Ulcerative colitis along with Crohn's disease, are both types of inflammatory bowel diseases (IBD). Ulcerative colitis typically affects the large bowel, while Crohn's disease impacts the whole gastrointestinal tract. The origins of ulcerative colitis are unknown, but it seems to be caused by a genetic predisposition and immune dysfunction. There is a strong correlation with histocompatibility human leukocyte antigen, (HLA)-B27 but the risk of having ulcerative colitis is not increased by having HLA-B27.
Ulcerative colitis can be impacted by the patient’s diet by agitating their already damaged mucous linings  . Though it can occur at any age, ulcerative colitis typically occurs between the ages of 15 and 25 or between the ages of 55 and 65. Ulcerative colitis sufferers typically have a wall lining that is thin to normal in thickness. But it can present as thickened due to hypertrophy and enema.
Ulcerative colitis has several synonyms: Colitis gravis, idiopathic non-specific ulcerative colitis, chronic non-specific ulcerative colitis, and idiopathic proctocolitis.

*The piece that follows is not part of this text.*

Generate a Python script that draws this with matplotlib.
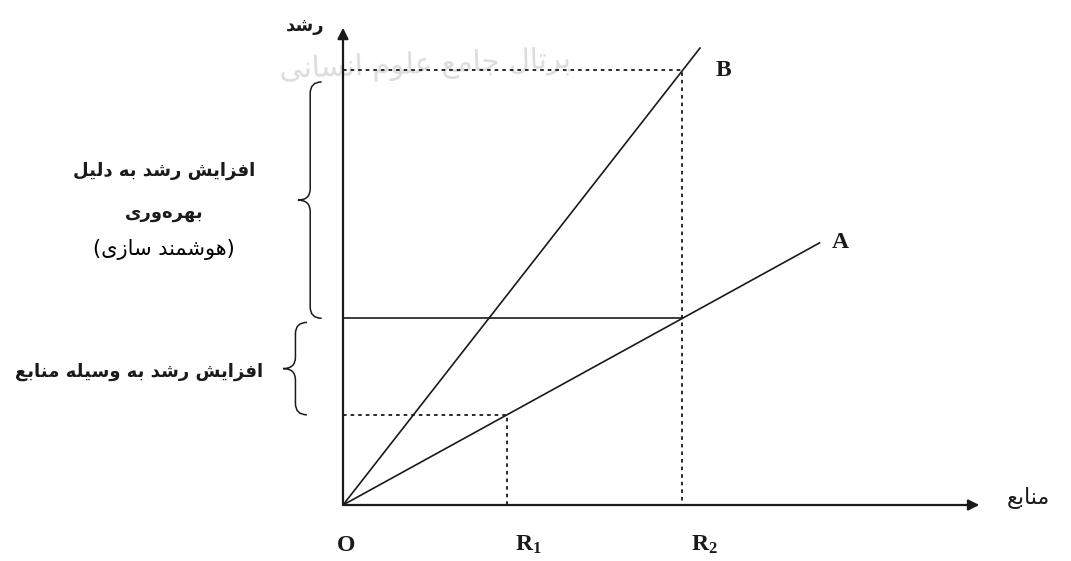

Ulcerative colitis is an inflammatory bowel disease that impacts the large intestine (i.e. colon). With ulcerative colitis the lining of the large intestines is inflamed, can have sores, produce mucous or pus, and can develop ulcers. As a result you can experience abdominal discomfort and the need to frequently empty your intestines. Ulcerative colitis is an auto immune disease which impacts your intestines because your body has misinterpreted the bacteria, food and other materials located in the large intestines as germs which need to be destroyed. If you have ulcerative colitis you could experience urgent and looser bowel movements, bloody stool, persistent diarrhea, and/or crampy abdominal pain. You may lose your appetite, feel fatigued, and or lose weight. It is possible for you to experience no discomfort at all between colitis flare-ups.